** begin **
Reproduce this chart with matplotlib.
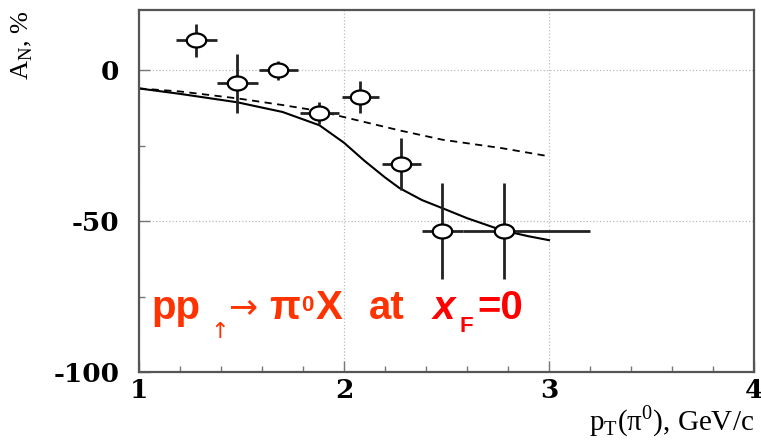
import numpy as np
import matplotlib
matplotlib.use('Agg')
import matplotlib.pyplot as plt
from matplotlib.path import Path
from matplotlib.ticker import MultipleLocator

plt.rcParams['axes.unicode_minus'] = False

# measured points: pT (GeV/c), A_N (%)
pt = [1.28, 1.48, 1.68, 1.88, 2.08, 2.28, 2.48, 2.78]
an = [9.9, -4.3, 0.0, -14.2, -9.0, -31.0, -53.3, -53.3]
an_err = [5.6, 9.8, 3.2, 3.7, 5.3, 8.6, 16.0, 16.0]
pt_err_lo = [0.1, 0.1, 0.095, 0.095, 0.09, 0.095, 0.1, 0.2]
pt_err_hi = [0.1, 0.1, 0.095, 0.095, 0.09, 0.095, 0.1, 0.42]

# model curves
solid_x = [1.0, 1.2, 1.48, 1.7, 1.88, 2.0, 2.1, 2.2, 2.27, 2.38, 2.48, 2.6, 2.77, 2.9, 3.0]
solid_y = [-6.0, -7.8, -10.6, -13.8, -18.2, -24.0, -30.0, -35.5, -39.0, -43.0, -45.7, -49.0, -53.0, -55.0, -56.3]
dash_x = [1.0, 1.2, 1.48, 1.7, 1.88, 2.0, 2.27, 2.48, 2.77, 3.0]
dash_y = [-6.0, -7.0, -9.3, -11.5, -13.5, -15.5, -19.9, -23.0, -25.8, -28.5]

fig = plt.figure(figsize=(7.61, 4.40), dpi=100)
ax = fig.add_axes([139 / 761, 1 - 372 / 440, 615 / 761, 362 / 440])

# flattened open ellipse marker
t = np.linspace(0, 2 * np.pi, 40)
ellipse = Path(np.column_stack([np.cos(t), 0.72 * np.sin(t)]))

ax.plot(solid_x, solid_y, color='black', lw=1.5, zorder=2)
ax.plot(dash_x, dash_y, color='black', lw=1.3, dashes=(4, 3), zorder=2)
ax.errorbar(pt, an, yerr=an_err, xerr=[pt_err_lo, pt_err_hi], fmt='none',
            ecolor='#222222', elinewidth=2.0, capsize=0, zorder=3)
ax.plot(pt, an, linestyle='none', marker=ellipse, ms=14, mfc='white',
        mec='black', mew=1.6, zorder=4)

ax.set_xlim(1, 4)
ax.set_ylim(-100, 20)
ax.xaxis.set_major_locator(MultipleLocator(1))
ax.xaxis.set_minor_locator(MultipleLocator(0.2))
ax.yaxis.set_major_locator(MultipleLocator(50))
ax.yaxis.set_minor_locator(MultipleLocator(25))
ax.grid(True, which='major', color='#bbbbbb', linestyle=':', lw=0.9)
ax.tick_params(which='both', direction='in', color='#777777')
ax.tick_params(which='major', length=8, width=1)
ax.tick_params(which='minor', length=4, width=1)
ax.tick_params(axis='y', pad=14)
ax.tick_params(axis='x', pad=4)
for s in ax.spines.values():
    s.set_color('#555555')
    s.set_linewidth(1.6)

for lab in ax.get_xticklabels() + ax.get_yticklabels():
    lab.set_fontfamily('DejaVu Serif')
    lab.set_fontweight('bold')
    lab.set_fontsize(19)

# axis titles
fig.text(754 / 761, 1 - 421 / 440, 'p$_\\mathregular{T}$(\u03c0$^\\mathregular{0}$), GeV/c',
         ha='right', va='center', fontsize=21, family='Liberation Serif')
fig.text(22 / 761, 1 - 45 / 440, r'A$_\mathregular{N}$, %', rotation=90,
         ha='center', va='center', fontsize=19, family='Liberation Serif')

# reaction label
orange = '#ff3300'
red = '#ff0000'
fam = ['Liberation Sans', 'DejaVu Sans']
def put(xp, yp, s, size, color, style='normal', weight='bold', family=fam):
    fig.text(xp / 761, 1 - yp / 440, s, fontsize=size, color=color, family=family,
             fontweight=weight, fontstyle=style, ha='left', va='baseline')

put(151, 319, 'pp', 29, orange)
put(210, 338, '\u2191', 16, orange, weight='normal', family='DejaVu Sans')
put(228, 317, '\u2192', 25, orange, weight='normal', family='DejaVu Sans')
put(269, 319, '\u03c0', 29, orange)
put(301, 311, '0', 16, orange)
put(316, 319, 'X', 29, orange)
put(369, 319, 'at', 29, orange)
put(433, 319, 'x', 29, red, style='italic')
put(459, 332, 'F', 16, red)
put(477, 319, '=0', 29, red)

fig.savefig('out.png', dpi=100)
** end **
> [YOUR INSTRUCTIONS]
Your task is to reproduce exactly the lines from the start of the data above through the line containing "mec='black', mew=1.6, zorder=4)", leaving every picture out.

> [TASK SOLUTION]
Reproduce this chart with matplotlib.
import numpy as np
import matplotlib
matplotlib.use('Agg')
import matplotlib.pyplot as plt
from matplotlib.path import Path
from matplotlib.ticker import MultipleLocator

plt.rcParams['axes.unicode_minus'] = False

# measured points: pT (GeV/c), A_N (%)
pt = [1.28, 1.48, 1.68, 1.88, 2.08, 2.28, 2.48, 2.78]
an = [9.9, -4.3, 0.0, -14.2, -9.0, -31.0, -53.3, -53.3]
an_err = [5.6, 9.8, 3.2, 3.7, 5.3, 8.6, 16.0, 16.0]
pt_err_lo = [0.1, 0.1, 0.095, 0.095, 0.09, 0.095, 0.1, 0.2]
pt_err_hi = [0.1, 0.1, 0.095, 0.095, 0.09, 0.095, 0.1, 0.42]

# model curves
solid_x = [1.0, 1.2, 1.48, 1.7, 1.88, 2.0, 2.1, 2.2, 2.27, 2.38, 2.48, 2.6, 2.77, 2.9, 3.0]
solid_y = [-6.0, -7.8, -10.6, -13.8, -18.2, -24.0, -30.0, -35.5, -39.0, -43.0, -45.7, -49.0, -53.0, -55.0, -56.3]
dash_x = [1.0, 1.2, 1.48, 1.7, 1.88, 2.0, 2.27, 2.48, 2.77, 3.0]
dash_y = [-6.0, -7.0, -9.3, -11.5, -13.5, -15.5, -19.9, -23.0, -25.8, -28.5]

fig = plt.figure(figsize=(7.61, 4.40), dpi=100)
ax = fig.add_axes([139 / 761, 1 - 372 / 440, 615 / 761, 362 / 440])

# flattened open ellipse marker
t = np.linspace(0, 2 * np.pi, 40)
ellipse = Path(np.column_stack([np.cos(t), 0.72 * np.sin(t)]))

ax.plot(solid_x, solid_y, color='black', lw=1.5, zorder=2)
ax.plot(dash_x, dash_y, color='black', lw=1.3, dashes=(4, 3), zorder=2)
ax.errorbar(pt, an, yerr=an_err, xerr=[pt_err_lo, pt_err_hi], fmt='none',
            ecolor='#222222', elinewidth=2.0, capsize=0, zorder=3)
ax.plot(pt, an, linestyle='none', marker=ellipse, ms=14, mfc='white',
        mec='black', mew=1.6, zorder=4)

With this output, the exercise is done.